Alors quand Yamina lors d’un rendez-vous à la préfecture, pour faire un point sur la situation après cette sixième fusillade, se voit répondre lorsqu’elle réclame des moyens, que le quartier a déjà bénéficié de beaucoup d’argent public, elle enrage « où est passé l’argent de la politique de la ville ? Ça n’a pas bénéficié aux habitants. On nous parle de chiffre mais concrètement on ne voit rien ! » Elle déplore aussi l’absence de représentants des institutions dans le quartier. « A part le maire du quartier et l’élu à la politique de la ville , personne ne s’est déplacé ! »  s’exaspère-t-elle.

Du côté de la mairie on évoque plus de 19 millions d’euros investis par la collectivité  et 17 millions par les autres partenaires bailleurs sur le quartier, ainsi que la localisation d’équipements publics, tels que l’accueil jeunes et réussite éducative.
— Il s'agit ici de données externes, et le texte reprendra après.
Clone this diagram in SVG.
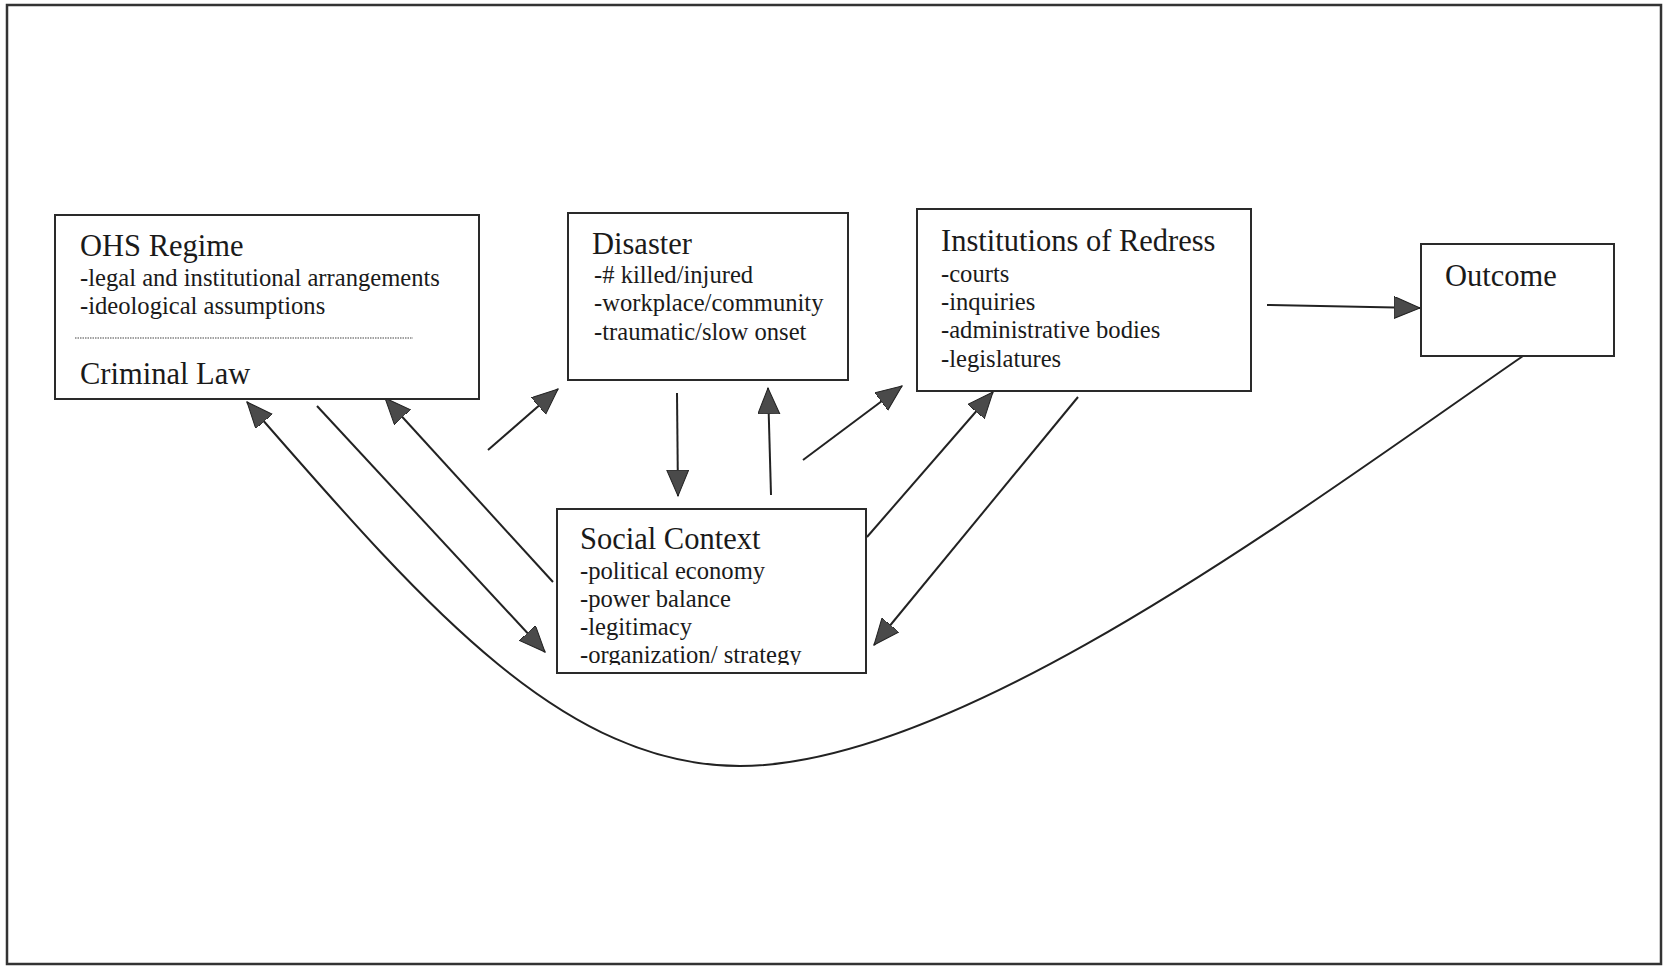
<svg xmlns="http://www.w3.org/2000/svg" width="1665" height="966" viewBox="0 0 1665 966">
  <defs>
    <style>
      .frame { fill: #ffffff; stroke: #333; stroke-width: 2.5; }
      .box { fill: #ffffff; stroke: #2a2a2a; stroke-width: 2; }
      .title { font-family: "Liberation Serif", "Times New Roman", serif; font-size: 30.5px; fill: #1a1a1a; }
      .item { font-family: "Liberation Serif", "Times New Roman", serif; font-size: 24.6px; fill: #1a1a1a; }
      .conn { fill: none; stroke: #222; stroke-width: 2; }
    </style>
    <marker id="ah" markerUnits="userSpaceOnUse" markerWidth="30" markerHeight="24" refX="26" refY="11" orient="auto">
      <path d="M0,0 L26,11 L0,22 Z" fill="#4a4a4a" stroke="#222" stroke-width="1"/>
    </marker>
    <clipPath id="socialClip">
      <rect x="557" y="509" width="309" height="156"/>
    </clipPath>
  </defs>

  <rect x="0" y="0" width="1665" height="966" fill="#ffffff"/>
  <rect class="frame" x="7" y="5" width="1654" height="959"/>

  <g id="connectors">
    <path class="conn" d="M1523,356 C1300,510 960,766 740,766 C560,766 420,600 247,402" marker-end="url(#ah)"/>
    <line class="conn" x1="1267" y1="305" x2="1420" y2="308" marker-end="url(#ah)"/>
    <line class="conn" x1="317" y1="406" x2="545" y2="652" marker-end="url(#ah)"/>
    <line class="conn" x1="553" y1="582" x2="385" y2="398" marker-end="url(#ah)"/>
    <line class="conn" x1="488" y1="450" x2="558" y2="389" marker-end="url(#ah)"/>
    <line class="conn" x1="677" y1="393" x2="678" y2="496" marker-end="url(#ah)"/>
    <line class="conn" x1="771" y1="495" x2="768" y2="388" marker-end="url(#ah)"/>
    <line class="conn" x1="803" y1="460" x2="902" y2="386" marker-end="url(#ah)"/>
    <line class="conn" x1="867" y1="537" x2="993" y2="392" marker-end="url(#ah)"/>
    <line class="conn" x1="1078" y1="397" x2="874" y2="645" marker-end="url(#ah)"/>
  </g>

  <g id="ohs-regime">
    <rect class="box" x="55" y="215" width="424" height="184"/>
    <text class="title" x="80" y="256">OHS Regime</text>
    <text class="item" x="80" y="286">-legal and institutional arrangements</text>
    <text class="item" x="80" y="314">-ideological assumptions</text>
    <line x1="75" y1="338" x2="413" y2="338" stroke="#444" stroke-width="1.2" stroke-dasharray="1.5 1"/>
    <text class="title" x="80" y="384">Criminal Law</text>
  </g>

  <g id="disaster">
    <rect class="box" x="568" y="213" width="280" height="167"/>
    <text class="title" x="592" y="254">Disaster</text>
    <text class="item" x="594" y="283">-# killed/injured</text>
    <text class="item" x="594" y="311">-workplace/community</text>
    <text class="item" x="594" y="340">-traumatic/slow onset</text>
  </g>

  <g id="institutions-of-redress">
    <rect class="box" x="917" y="209" width="334" height="182"/>
    <text class="title" x="941" y="251">Institutions of Redress</text>
    <text class="item" x="941" y="282">-courts</text>
    <text class="item" x="941" y="310">-inquiries</text>
    <text class="item" x="941" y="338">-administrative bodies</text>
    <text class="item" x="941" y="367">-legislatures</text>
  </g>

  <g id="outcome">
    <rect class="box" x="1421" y="244" width="193" height="112"/>
    <text class="title" x="1445" y="286">Outcome</text>
  </g>

  <g id="social-context">
    <rect class="box" x="557" y="509" width="309" height="164"/>
    <text class="title" x="580" y="549">Social Context</text>
    <text class="item" x="580" y="579">-political economy</text>
    <text class="item" x="580" y="607">-power balance</text>
    <text class="item" x="580" y="635">-legitimacy</text>
    <text class="item" x="580" y="663" clip-path="url(#socialClip)">-organization/ strategy</text>
  </g>
</svg>
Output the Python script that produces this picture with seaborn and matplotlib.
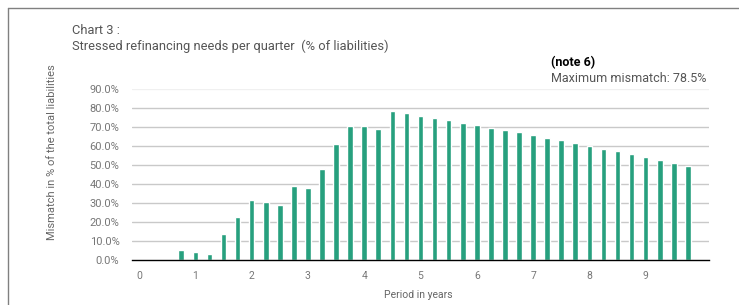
import numpy as np
import pandas as pd
import matplotlib
matplotlib.use("Agg")
import matplotlib.pyplot as plt
import seaborn as sns

sns.set_style("white")
plt.rcParams['font.family'] = ['Roboto', 'DejaVu Sans']

# quarter index (0 = first quarter of year 0) and stressed need in % of liabilities
quarters = list(range(41))
needs = [0, 0, 0, 4.9, 3.9, 3.0, 13.7, 22.5, 31.4, 30.4, 29.1, 38.8, 37.7, 47.9, 60.9,
         70.5, 70.4, 69.0, 78.5, 77.4, 76.0, 74.9, 73.7, 72.3, 71.2, 69.8, 68.4, 67.2,
         65.8, 64.4, 63.2, 61.8, 60.2, 58.6, 57.4, 56.0, 54.2, 52.8, 51.2, 49.6, 0]
year_labels = [str(y) for y in range(10)]
y_ticks = [0, 10, 20, 30, 40, 50, 60, 70, 80, 90]

df = pd.DataFrame({"quarter": quarters, "need": needs})

fig = plt.figure(figsize=(7.39, 3.05), dpi=100)
ax = fig.add_axes([132 / 739, 45.5 / 305, 577 / 739, 170.1 / 305])

sns.barplot(data=df, x="quarter", y="need", order=quarters, color="#27a07e",
            saturation=1, width=0.4, ax=ax, zorder=3)

ax.set_xlim(-0.5, 40.5)
ax.set_ylim(0, 90)

# gridlines
for t in y_ticks[1:]:
    c = "#f0f0f0" if t == 90 else "#c9c9c9"
    ax.axhline(t, color=c, lw=1.0, zorder=1)

ax.set_yticks(y_ticks)
ax.set_yticklabels([f"{t:.1f}%" for t in y_ticks], color="#777777", fontsize=8)
ax.tick_params(axis="y", length=0, pad=9)

ax.set_xticks(np.arange(0, 37, 4))
ax.set_xticklabels(year_labels, color="#777777", fontsize=7.5)
ax.set_xticks(np.arange(-0.5, 41, 1), minor=True)
ax.tick_params(axis="x", which="major", length=0, pad=8)
ax.tick_params(axis="x", which="minor", length=4, width=1, color="black", direction="out")

for s in ["top", "right", "left"]:
    ax.spines[s].set_visible(False)
ax.spines["bottom"].set_color("black")
ax.spines["bottom"].set_linewidth(1.0)
ax.spines["bottom"].set_zorder(4)
ax.set_xlabel("")
ax.set_ylabel("")

# texts
fig.text(72 / 739, 1 - 30 / 305, "Chart 3 :", fontsize=9.3, color="#555555", va="center")
fig.text(72 / 739, 1 - 46 / 305, "Stressed refinancing needs per quarter  (% of liabilities)",
         fontsize=9.3, color="#555555", va="center")
fig.text(551 / 739, 1 - 63 / 305, "(note 6)", fontsize=9, color="black",
         fontweight="bold", va="center")
fig.text(551 / 739, 1 - 79 / 305, "Maximum mismatch: 78.5%", fontsize=9, color="#555555",
         va="center")
fig.text(52 / 739, 1 - 152 / 305, "Mismatch in % of the total liabilities", fontsize=8,
         color="#666666", rotation=90, ha="center", va="center")
fig.text(418 / 739, 1 - 295 / 305, "Period in years", fontsize=7.5, color="#666666",
         ha="center", va="center")

# frame (left and top edges)
fig.add_artist(plt.Line2D([7.5 / 739, 7.5 / 739], [0, 1 - 7.5 / 305], color="#808080", lw=1.0))
fig.add_artist(plt.Line2D([7.5 / 739, 1], [1 - 7.5 / 305, 1 - 7.5 / 305], color="#808080", lw=1.0))

fig.savefig("out.png", dpi=100)
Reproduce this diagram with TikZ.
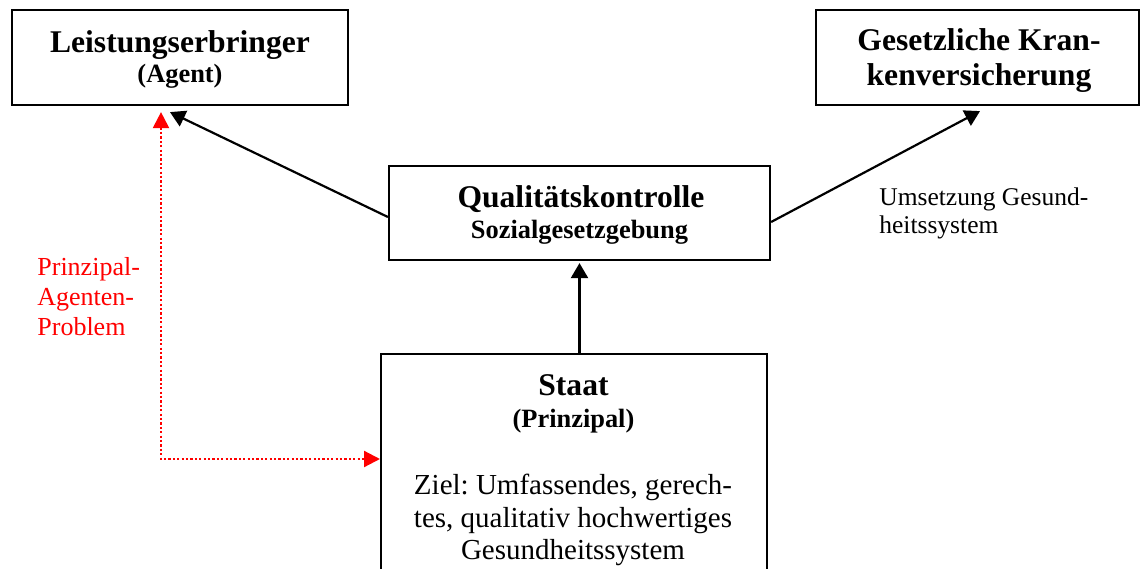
\documentclass[tikz,border=0pt]{standalone}
\usepackage{fontspec}
\setmainfont{Liberation Serif}
\usepackage{tikz}
\usetikzlibrary{arrows.meta}
\frenchspacing

\begin{document}
\begin{tikzpicture}[
    x=0.5pt, y=-0.5pt,
    box/.style = {draw, line width=1.1pt, inner sep=0pt},
    big/.style = {inner sep=0pt, anchor=base, font=\fontsize{15.8pt}{18pt}\selectfont\bfseries},
    small/.style = {inner sep=0pt, anchor=base, font=\fontsize{13.2pt}{15pt}\selectfont\bfseries},
    body/.style = {inner sep=0pt, anchor=base, font=\fontsize{14.5pt}{16pt}\selectfont},
    arr/.style = {line width=1.1pt, -{Triangle[width=8.5pt,length=7.5pt]}},
    pap/.style = {red, line width=1.1pt, dash pattern=on 1.1pt off 1.1pt,
      {Triangle[width=8pt,length=8pt]}-{Triangle[width=8pt,length=8pt]}}
  ]
    \useasboundingbox (0,0) rectangle (1141,568);
    \node[box, minimum width=168pt, minimum height=47.5pt] (lstg) at (180,57.5) {};
    \node[box, minimum width=161.5pt, minimum height=47.5pt] (gkv) at (977.5,57.5) {};
    \node[box, minimum width=190.5pt, minimum height=47pt] (qual) at (579.5,213) {};
    \node[box, minimum width=193pt, minimum height=120pt, anchor=north west] (staat) at (380,353) {};

    \node[big] (lstgA) at (180,52) {Leistungserbringer};
    \node[small] (lstgB) at (180,82) {(Agent)};
    \node[big] (gkvA) at (979,50) {Gesetzliche Kran-};
    \node[big] (gkvB) at (979,85) {kenversicherung};
    \node[big] (qualA) at (581,207) {Qualitätskontrolle};
    \node[small] (qualB) at (579.5,238) {Sozialgesetzgebung};
    \node[big] (staatA) at (573.5,395) {Staat};
    \node[small] (staatB) at (573.5,427) {(Prinzipal)};
    \node[body] (zielA) at (573,494) {Ziel: Umfassendes, gerech-};
    \node[body] (zielB) at (573,527) {tes, qualitativ hochwertiges};
    \node[body] (zielC) at (573,559) {Gesundheitssystem};

    \node[red, inner sep=0pt, anchor=north west, align=left,
      font=\fontsize{13pt}{15pt}\selectfont] (papT) at (37,257) {Prinzipal-\\Agenten-\\Problem};
    \node[inner sep=0pt, anchor=north west, align=left,
      font=\fontsize{12.75pt}{14pt}\selectfont] (ums) at (879,187.5) {Umsetzung Gesund-\\heitssystem};

    \draw[arr] ([yshift=-2pt]qual.west) -- ([xshift=-5pt,yshift=-3pt]lstg.south);
    \draw[arr] ([yshift=-4.5pt]qual.east) -- ([xshift=1.25pt,yshift=-2.5pt]gkv.south);
    \draw[arr] (staat.north -| qual.south) -- ([yshift=-1pt]qual.south);
    \draw[pap] ([xshift=-9.5pt,yshift=-3pt]lstg.south) |- ([yshift=-53pt]staat.north west);
\end{tikzpicture}
\end{document}
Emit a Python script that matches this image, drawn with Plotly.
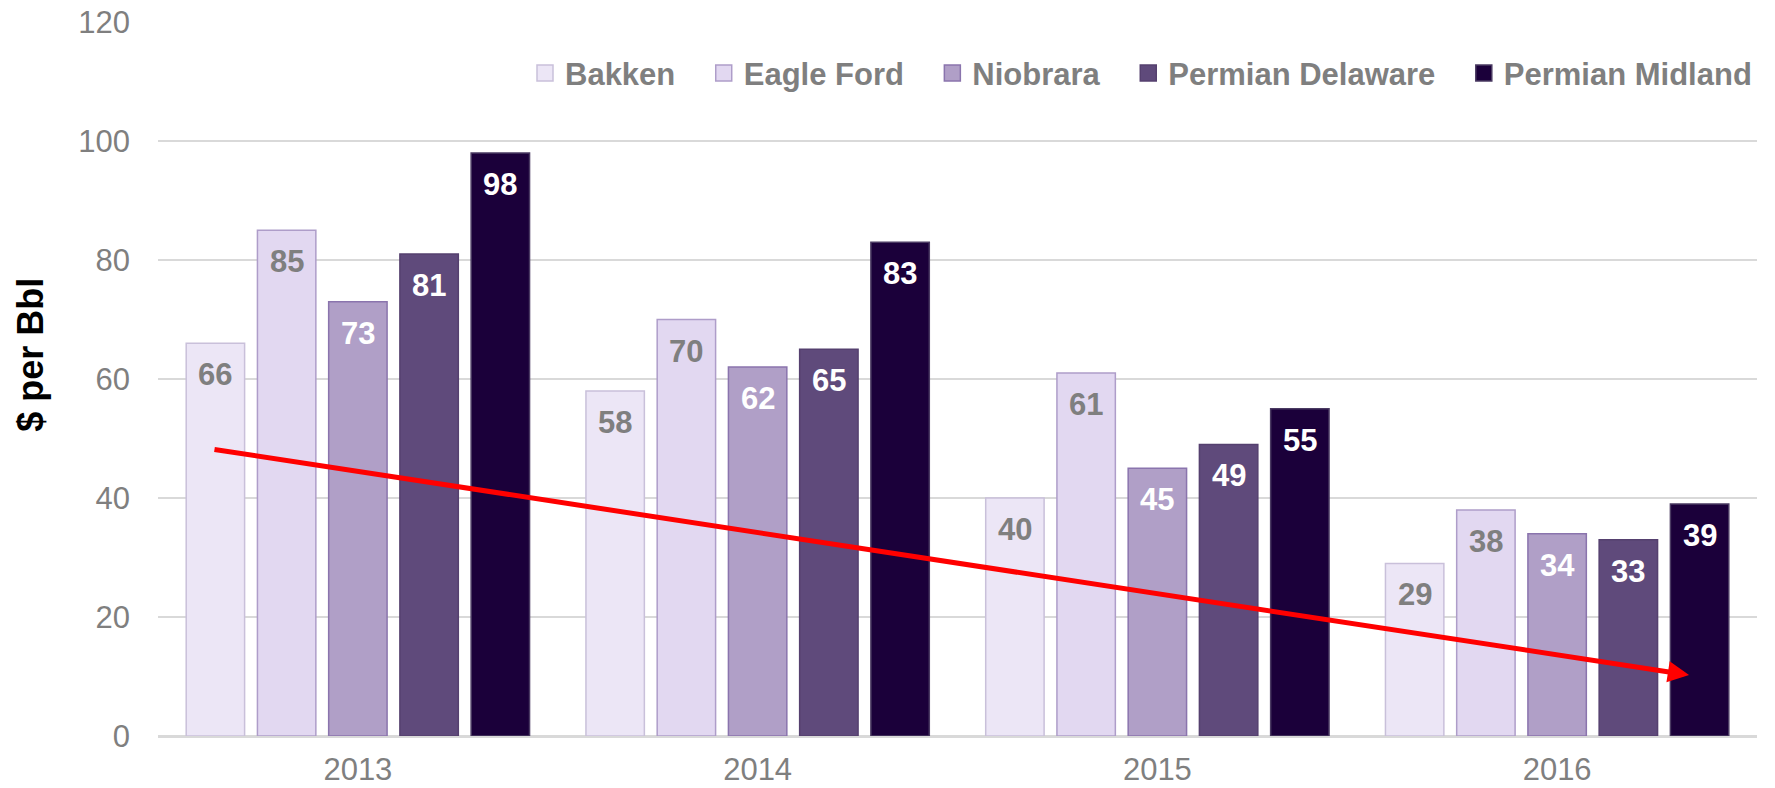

Par ailleurs, elle évoque les créations à venir d’un restaurant seniors, d’un équipement petit enfance, d’un accueil de loisirs et de l’implantation de la Maison de Justice et du Droit.

Je n’ai pas envie de partir d’ici.

Cet été, Izards attitude, a organisé deux camps pour les enfants, deux pour les mamans, et une multitude d’activités dans le quartier, tandis que pendant le confinement, les bénévoles ont distribué des colis et assuré le lien avec les personnes isolées. Alors Amina peste quand on lui rétorque que pour avoir de l’argent « il fallait de vrais projets ! » De son côté le maire de quartier assure que « la collectivité soutient pleinement l’association et confortera ce soutien dans les prochains jours, afin de lui permettre de développer plus avant ses projets, et notamment le projet d’accompagnement à la réussite scolaire ».

Mais pour Yamina, cela ne suffit pas : « on est les seuls à rester sur place au bout de sept années de travail, on mérite plus de moyens et de considération ! Nos seuls soutiens sont les membres du Takticollectif (ndlr : une association culturelle du quartier) et l’équipe du centre social avec qui nous avons des partenariats et qui nous soutiennent et nous accompagnent dans tous nos projets ».

Si certaines bénévoles souhaitent quitter le quartier, d’autres comme Leïla, ne se voient pas déménager. « Nous sommes dans un F3, avec mon mari et mes trois enfants, mais je n’ai pas envie de partir d’ici. » confie la blonde tout sourire. Elle reconnait tout de même que la situation s’est fortement dégradée « c’est triste que ça ait tourné comme ça. C’est triste pour les gens qui sont morts comme pour ceux qui tuent ».